Pietro Orlandi cinque ore in Vaticano. Il fratello di Emanuela, figlia di un commesso vaticano scomparsa nel nulla 40 anni fa, viene convocato come testimone dalla magistratura pontificia. «Abbiamo depositato una memoria, credo siano in una fase di approfondimento di questa e della documentazione rilasciata in precedenza» spiega l'avvocato Laura Sgrò.
Un incontro chiesto dalla famiglia Orlandi che non si è mai arresa alla presunta morte della ragazza di 15 anni. Rapita dai «lupi grigi» per ricattare la Santa Sede e liberare l'attentatore di Papa Giovanni Paolo II, Alì Agca, rapita e tenuta in ostaggio dalla Cia, sottratta dal Kgb e dalla Stasi con l'appoggio di terroristi bulgari. Prelevata in una piazza in Campo Marzio all'uscita del Conservatorio, vicino la basilica di Sant'Apollinare dove, otto anni più tardi, verrà sepolto Enrico Renatino de' Pedis, il boss della Magliana ammazzato nel 90. Lo stesso che l'avrebbe portata via il 22 giugno del 1983 su un Bmw intestato al faccendiere Flavio Carboni. Sequestrata, uccisa e fatta sparire dalla stessa banda della Magliana, dopo esser passata nelle mani di monsignor Marcinkus, presidente dello Ior, in una betoniera di Torvaianica assieme al figlio di un pentito di mafia. Viva e vegeta in una villa in Svizzera, dove vivrebbe sedata.
Sul caso Orlandi si è detto tutto e il contrario di tutto tanto da spingere lo stesso Papa Francesco a cercare la verità. È il 9 gennaio scorso quando la magistratura vaticana, incaricata direttamente dal Pontefice, apre ufficialmente le indagini. «Che si faccia chiarezza una volta per tutte - dice Pietro Orlandi - Per me Emanuela non è morta e non mi rassegnerò finché non saranno trovati i resti».
Alessandro Diddi, Promotore di Giustizia della Città del Vaticano, sta valutando i documenti raccolti dal 2005, anno della riapertura delle indagini italiane, sul caso.

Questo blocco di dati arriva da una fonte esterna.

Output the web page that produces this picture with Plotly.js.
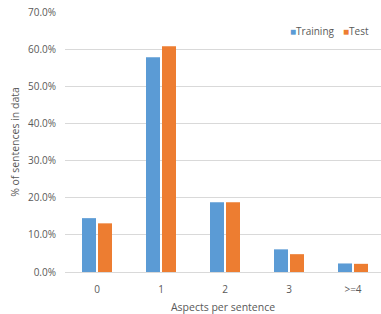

Una sparizione legata a quella di Mirella Gregori? «Non possiamo fare indagini in Italia - spiega il pm vaticano -, dobbiamo interfacciarci con il Procuratore capo di Roma. Ma i rapporti fra i due Stati sono cordiali e se sarà il caso invieremo le rogatorie per compiere gli approfondimenti necessari. Il Pontefice e il cardinale Parolin vogliono che emerga la verità senza riserve». Migliaia di carte, interrogatori, piste fasulle e indizi interessanti: Diddi avrebbe riunito in un unico fascicolo le informazioni raccolte finora.
È il 1997 quando una cronista de il Messaggero pubblica lo scoop sull'inquietante sepoltura del boss della Magliana accanto a Papi e cardinali. Il nulla osta per la tumulazione lo firma l'allora curatore di Sant'Apollinare Pietro Vergari. In una telefonata a Chi l'ha visto? nel 2005 dicono di cercare Emanuela dentro la tomba di Renatino. Bisognerà aspettare il 2012, però, per aprire il sepolcro. All'interno solo i resti di de' Pedis, che verrà traslato e sepolto altrove.
Nel frattempo Sabrina Minardi, ex amante di de' Pedis, dopo un duplice incidente mortale in cui è coinvolta la figlia, decide di parlare. Le borse di Louis Vuitton piene di soldi scambiate con Marcinkus per finanziare Solidarnosc, il passaggio della ragazzina dall'auto del monsignore e la sua prigionia in uno scantinato di Monteverde. Fino alla morte a Torvaianica. La polizia trova dei riscontri, ma nulla di fatto e il proprietario della betoniera non viene nemmeno interrogato.
Nel 2018 alla Nunziatura
Apostolica di via Po vengono trovate ossa, ma risalgono all'epoca romana. Stessa storia nel 2019 quando viene indicato il cimitero teutonico in Vaticano come la tomba di Emanuela. I resti più recenti, però, sono di cent'anni fa.